Here are a few tips to help you navigate the delicate world of balancing screen time with other activities:

  • Lead by Example: Parents are the first role models for children and much of their early behavior is modeled on how they see you using media. Limiting your own screen time including TV viewing and using media for more productive purposes will help children understand and appreciate boundaries and different uses of media better. If that smart phone has become almost an appendage for you, it is time to re orient.
  • Apply the same parenting guidelines for media as you would any other aspect in your child’s life: Lay down the ground rules for media just as would for any other activity. Be mindful in setting up the basic do’s and don’ts as well as the limits within which they are expected to operate the device. Apply parental controls so that you know what apps, software and sites your child is frequently visiting.

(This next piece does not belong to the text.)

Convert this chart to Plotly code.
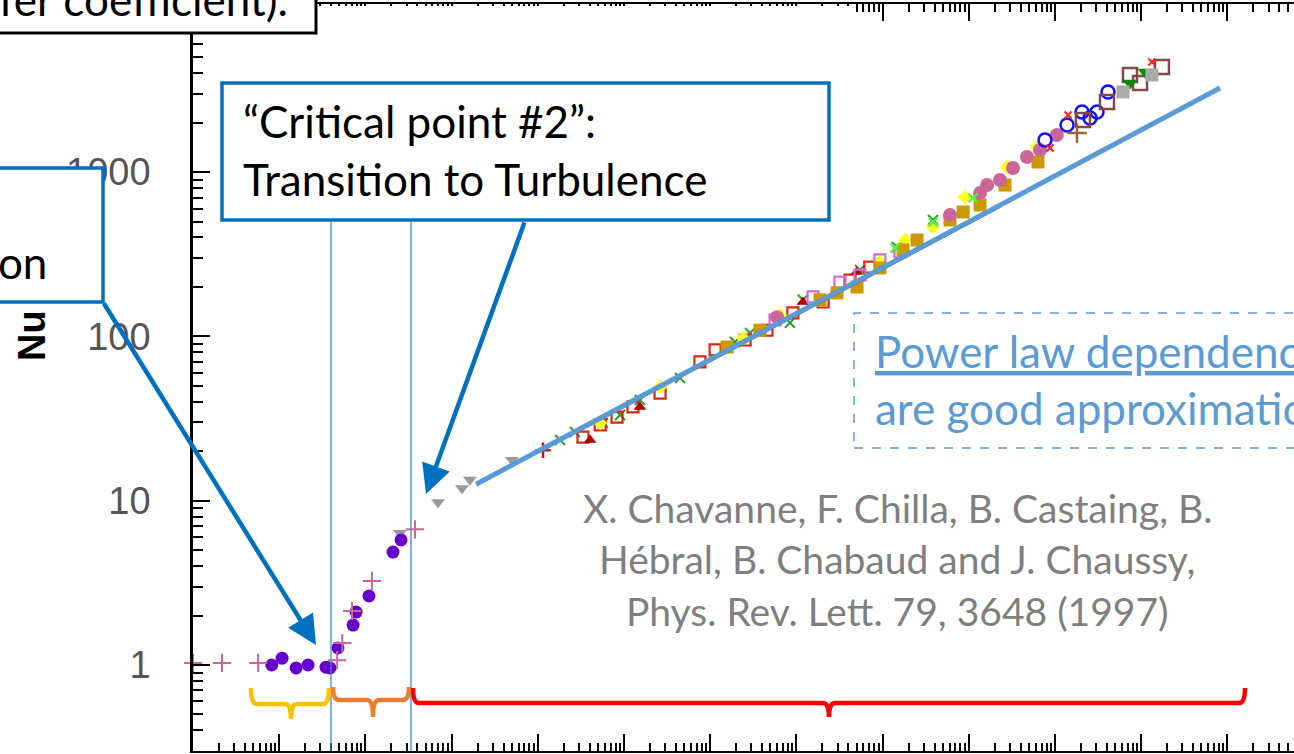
import plotly.graph_objects as go

# ---------------- data: Nu vs Ra (Chavanne et al. 1997) ----------------
pink_cross_ra = [1.0e2, 2.17e2, 5.7e2, 4.7e3, 5.4e3, 7.0e3, 1.19e4, 3.76e4]
pink_cross_nu = [1.03, 1.03, 1.03, 1.07, 1.36, 2.13, 3.25, 6.7]

purple_ra = [8.2e2, 1.08e3, 1.57e3, 2.16e3, 3.49e3, 3.88e3, 4.81e3, 7.2e3, 7.8e3, 1.10e4, 2.09e4, 2.59e4]
purple_nu = [1.0, 1.10, 0.96, 1.0, 0.97, 0.96, 1.27, 1.75, 2.10, 2.63, 4.87, 5.77]

gray_tri_ra = [2.52e4, 6.95e4, 1.32e5, 1.63e5, 5.0e5]
gray_tri_nu = [6.36, 9.8, 11.9, 13.4, 17.7]

red_cross_ra = [1.15e6]
red_cross_nu = [20.3]

green_x_ra = [1.81e6, 2.70e6, 5.7e6, 9.0e6, 1.53e7, 4.47e7, 1.94e8, 2.90e8, 8.4e8, 1.19e9,
              5.47e9, 1.47e10, 3.85e10]
green_x_nu = [23.4, 26.2, 29.7, 33.2, 41.0, 55.8, 92.5, 105, 121, 167, 254, 350, 511]

red_sq_ra = [3.34e6, 5.3e6, 8.3e6, 1.27e7, 2.62e7, 7.6e7, 1.14e8, 2.54e8, 4.56e8, 9.1e8,
             2.04e9, 4.19e9, 7.1e9]
red_sq_nu = [24.4, 28.9, 32.3, 37.2, 45.2, 69.9, 82.7, 95.1, 109, 139, 162, 220, 264]

yellow_ra = [5.3e6, 2.62e7, 2.40e8, 6.46e8, 9.3e9, 1.82e10, 3.85e10, 9.0e10, 2.77e11, 6.2e11]
yellow_nu = [29.7, 49.2, 97.8, 135, 284, 386, 463, 705, 1074, 1422]

darkred_tri_ra = [4.04e6, 1.53e7, 1.19e9, 5.0e9]
darkred_tri_nu = [23.4, 37.2, 162, 247]

magenta_sq_ra = [5.65e8, 1.56e9, 3.2e9, 5.47e9, 9.3e9, 1.59e10]
magenta_sq_nu = [126, 174, 214, 236, 292, 327]

gold_sq_ra = [1.57e8, 3.78e8, 1.88e9, 2.96e9, 5.05e9, 9.3e9, 1.73e10, 2.51e10, 6.05e10,
              8.6e10, 1.35e11, 2.63e11, 6.35e11]
gold_sq_nu = [86.2, 109, 167, 184, 200, 261, 336, 386, 511, 572, 631, 834, 1152]

pink_circ_ra = [5.96e8, 6.05e10, 1.35e11, 1.63e11, 2.30e11, 3.26e11, 4.73e11, 6.7e11, 1.05e12]
pink_circ_nu = [131, 548, 746, 834, 895, 1059, 1236, 1364, 1682]

lime_ra = [1.39e10, 3.85e10, 1.12e11]
lime_nu = [345, 497, 695]

blue_circ_ra = [7.66e11, 1.38e12, 2.06e12, 2.55e12, 3.07e12, 4.12e12]
blue_circ_nu = [1567, 1936, 2323, 2134, 2323, 3075]

brown_sq_ra = [2.11e12, 4.01e12, 7.41e12, 9.7e12, 1.74e13]
brown_sq_nu = [2075, 2673, 3899, 3484, 4363]

green_tri_ra = [7.41e12, 1.11e13]
green_tri_nu = [3484, 4066]

gray_sq_ra = [6.15e12, 1.33e13]
gray_sq_nu = [3075, 3900]

brown_plus_ra = [1.80e12]
brown_plus_nu = [1730]

red_dot_ra = [8.75e11, 1.42e12, 1.33e13]
red_dot_nu = [1403, 2227, 4677]

# fitted lines
fit_ra = [1.06e6, 2.30e11]
fit_nu = [19.8, 613]
power_ra = [1.92e5, 8.2e13]
power_nu = [12.6, 3251]

y_tick_vals = [1, 10, 100, 1000]
y_tick_text = ["1", "10", "100", "1000"]

# ---------------- figure geometry ----------------
W, H = 1294, 754
L, R, T, B = 193, 0, 4, 3
PW, PH = W - L - R, H - T - B


def px(x):
    return (x - L) / PW


def py(y):
    return (H - B - y) / PH


fig = go.Figure()


def add_markers(ra, nu, symbol, color, size, lw=0, clip=True):
    fig.add_trace(go.Scatter(
        x=ra, y=nu, mode="markers", cliponaxis=clip, hoverinfo="skip",
        marker=dict(symbol=symbol, color=color, size=size,
                    line=dict(width=lw, color=color))))


add_markers(green_x_ra, green_x_nu, "x-thin-open", "#2f9a2f", 10, 2)
add_markers(red_sq_ra, red_sq_nu, "square-open", "#d42a10", 11, 2.2)
add_markers(yellow_ra, yellow_nu, "diamond", "#ffff20", 11, 0)
add_markers(darkred_tri_ra, darkred_tri_nu, "triangle-up", "#b00000", 11)
add_markers(magenta_sq_ra, magenta_sq_nu, "square-open", "#d66ad6", 11, 2.2)
add_markers(gold_sq_ra, gold_sq_nu, "square", "#cc9900", 13)
add_markers(pink_circ_ra, pink_circ_nu, "circle", "#cc6699", 14)
add_markers(lime_ra, lime_nu, "x-thin-open", "#40ff30", 9, 2)
add_markers(blue_circ_ra, blue_circ_nu, "circle-open", "#1010ff", 13, 2.5)
add_markers(brown_sq_ra, brown_sq_nu, "square-open", "#874848", 14, 2.5)
add_markers(green_tri_ra, green_tri_nu, "triangle-down", "#0a8a0a", 13)
add_markers(gray_sq_ra, gray_sq_nu, "square", "#aaaaaa", 13)
add_markers(brown_plus_ra, brown_plus_nu, "cross-thin-open", "#9a6630", 14, 2.5)
add_markers(red_dot_ra, red_dot_nu, "x-thin-open", "#ff2020", 7, 2)
add_markers(red_cross_ra, red_cross_nu, "cross-thin-open", "#cc1010", 11, 2.5)
add_markers(gray_tri_ra, gray_tri_nu, "triangle-down", "#9a9a9a", 12)
add_markers(purple_ra, purple_nu, "circle", "#6600cc", 13)
add_markers(pink_cross_ra, pink_cross_nu, "cross-thin-open", "#cc6699", 13, 2, clip=False)

fig.add_trace(go.Scatter(x=fit_ra, y=fit_nu, mode="lines", hoverinfo="skip",
                         line=dict(color="black", width=1.5)))
fig.add_trace(go.Scatter(x=power_ra, y=power_nu, mode="lines", hoverinfo="skip",
                         line=dict(color="#5b9bd5", width=5)))

x_major = [10.0 ** k for k in range(1, 16)]
x_minor = [m * 10.0 ** k for k in range(1, 16) for m in range(2, 10)]
y_minor = [m * 10.0 ** k for k in range(-1, 5) for m in range(2, 10)]

fig.update_layout(
    width=W, height=H, margin=dict(l=L, r=R, t=T, b=B, pad=0),
    paper_bgcolor="white", plot_bgcolor="white", showlegend=False,
    xaxis=dict(type="log", range=[2, 2 + PW / 86.2], showgrid=False, zeroline=False,
               showline=True, linecolor="black", linewidth=2, mirror="ticks",
               ticks="inside", ticklen=17, tickwidth=2, tickcolor="black",
               tickvals=x_major, showticklabels=False,
               minor=dict(ticks="inside", ticklen=8, tickwidth=1.5, tickcolor="black",
                          tickvals=x_minor, showgrid=False)),
    yaxis=dict(type="log", range=[(665 - 751) / 164.3, (665 - 4) / 164.3],
               showgrid=False, zeroline=False,
               showline=True, linecolor="black", linewidth=2.5, mirror=False,
               ticks="inside", ticklen=17, tickwidth=2, tickcolor="black",
               tickvals=y_tick_vals, ticktext=y_tick_text, ticklabelstandoff=32,
               tickfont=dict(family="Liberation Sans", size=38, color="#555555"),
               minor=dict(ticks="inside", ticklen=10, tickwidth=1.5, tickcolor="black",
                          tickvals=y_minor, showgrid=False)),
)

shapes = []
# hide the top tick marks under the heading strip
shapes.append(dict(type="rect", xref="paper", yref="paper", layer="above",
                   x0=px(195), x1=px(852), y0=py(28), y1=py(6),
                   fillcolor="white", line=dict(width=0)))

# regime separators
for xv in (331, 411):
    shapes.append(dict(type="line", xref="paper", yref="paper", layer="above",
                       x0=px(xv), x1=px(xv), y0=py(220), y1=py(751),
                       line=dict(color="#3d8bd0", width=1.3)))


def brace(x0, x1, xm, ytop, yline, ytip, r=6):
    pts = [("M", [(x0, ytop)]),
           ("Q", [(x0, yline), (x0 + r, yline)]),
           ("L", [(xm - r, yline)]),
           ("Q", [(xm, yline), (xm, ytip)]),
           ("Q", [(xm, yline), (xm + r, yline)]),
           ("L", [(x1 - r, yline)]),
           ("Q", [(x1, yline), (x1, ytop)])]
    s = ""
    for cmd, cs in pts:
        s += cmd + " " + " ".join(f"{px(a):.5f},{py(b):.5f}" for a, b in cs) + " "
    return s.strip()


for (x0, x1, xm, ytop, yline, ytip, col) in [
        (251, 329, 291, 688, 704, 719, "#ffc000"),
        (333, 409, 373, 687, 700, 717, "#ed7d31"),
        (413, 1245, 829, 688, 703, 717, "#ff0000")]:
    shapes.append(dict(type="path", xref="paper", yref="paper", layer="above",
                       path=brace(x0, x1, xm, ytop, yline, ytip),
                       line=dict(color=col, width=4.5)))

# text boxes
shapes.append(dict(type="rect", xref="paper", yref="paper", layer="above",
                   x0=px(-10), x1=px(316), y0=py(33), y1=py(-10),
                   fillcolor="white", line=dict(color="black", width=3)))
shapes.append(dict(type="rect", xref="paper", yref="paper", layer="above",
                   x0=px(-10), x1=px(103), y0=py(302), y1=py(168),
                   fillcolor="white", line=dict(color="#0070c0", width=3.5)))
shapes.append(dict(type="rect", xref="paper", yref="paper", layer="above",
                   x0=px(222), x1=px(829), y0=py(220), y1=py(83),
                   fillcolor="white", line=dict(color="#0070c0", width=3.5)))
shapes.append(dict(type="rect", xref="paper", yref="paper", layer="above",
                   x0=px(854), x1=px(1330), y0=py(448), y1=py(313),
                   line=dict(color="#5b9bd5", width=1.5, dash="dash")))
fig.update_layout(shapes=shapes)

TXT = "Lato"
ann = []


def text(s, x, baseline, size, color="black", xanchor="left"):
    ann.append(dict(text=s, xref="paper", yref="paper", x=px(x), y=py(baseline - 0.36 * size),
                    xanchor=xanchor, yanchor="middle", showarrow=False,
                    font=dict(family=TXT, size=size, color=color)))


text("Nusselt number (heat transfer coefficient).", 290, 15, 44, xanchor="right")
text("Onset of convection", 49, 278, 44, xanchor="right")
text("“Critical point #2”:", 241, 137, 44)
text("Transition to Turbulence", 241, 195, 44)
text("<u>Power law dependencies</u>", 873, 367, 44, color="#5b9bd5")
text("are good approximations", 873, 424, 44, color="#5b9bd5")
for s, b in [("X. Chavanne, F. Chilla, B. Castaing, B.", 522),
             ("Hébral, B. Chabaud and J. Chaussy,", 573),
             ("Phys. Rev. Lett. 79, 3648 (1997)", 625)]:
    text(s, 897, b, 39, color="#7f7f7f", xanchor="center")

ann.append(dict(text="<b>Nu</b>", xref="paper", yref="paper", x=px(32), y=py(336),
                xanchor="center", yanchor="middle", textangle=-90, showarrow=False,
                font=dict(family="Liberation Sans", size=38, color="black")))

# pointer arrows
for tip, tail in [((316, 645), (103, 302)), ((426, 494), (525, 221))]:
    ann.append(dict(text="", xref="paper", yref="paper", x=px(tip[0]), y=py(tip[1]),
                    ax=tail[0] - tip[0], ay=tail[1] - tip[1], showarrow=True,
                    arrowhead=2, arrowsize=1.3, arrowwidth=4.5, arrowcolor="#0070c0"))

fig.update_layout(annotations=ann)
fig.write_html("out.html")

  • Encourage Offline Play: Parenting involves not just telling your child what he or she shouldn’t do, but also offering viable alternative of what they could. No discussion of limiting screen time is therefore complete without discussing the alternatives by way of outdoor activities that they can indulge in instead. Encourage them to undertake active, unstructured play that makes for both a healthy body and a healthy mind. 
  • Keep some parts of the home tech free: Create areas of no technology especially in family areas to promote greater conversations. Family times like meal times and social gatherings should be off limits for any kind of technology to enable children to facilitate social skills. Share your day with them and likewise encourage your child to share the day’s events with you including their thoughts and activities. Once again this is also a shout out to you to inhibit your own media consumption habits. Hours of idling through facebook at bed time, may not make for a great example.
  • Be careful about what apps you download for your child to play with: Clearly it is not enough only to restrict screen time without paying attention to what they are watching during the time allowed to them. Many apps label themselves as educational and interactive but can contain content that is not suited to young minds. Many apps do not encourage the child to do anything more than swipe and occasionally click. Look for quality apps recommended by trusted sites that are interactive and promote early stage cognitive learning. Above anything ensure that the content they are engaging with, is age appropriate.

Above everything else, in the rat race that is modern life, steer clear of the temptation of replacing your presence with a screen just because it makes for an easier alternative. Being involved in your child’s life will make the job of parenting that much easier and infinitely more rewarding as they grow up.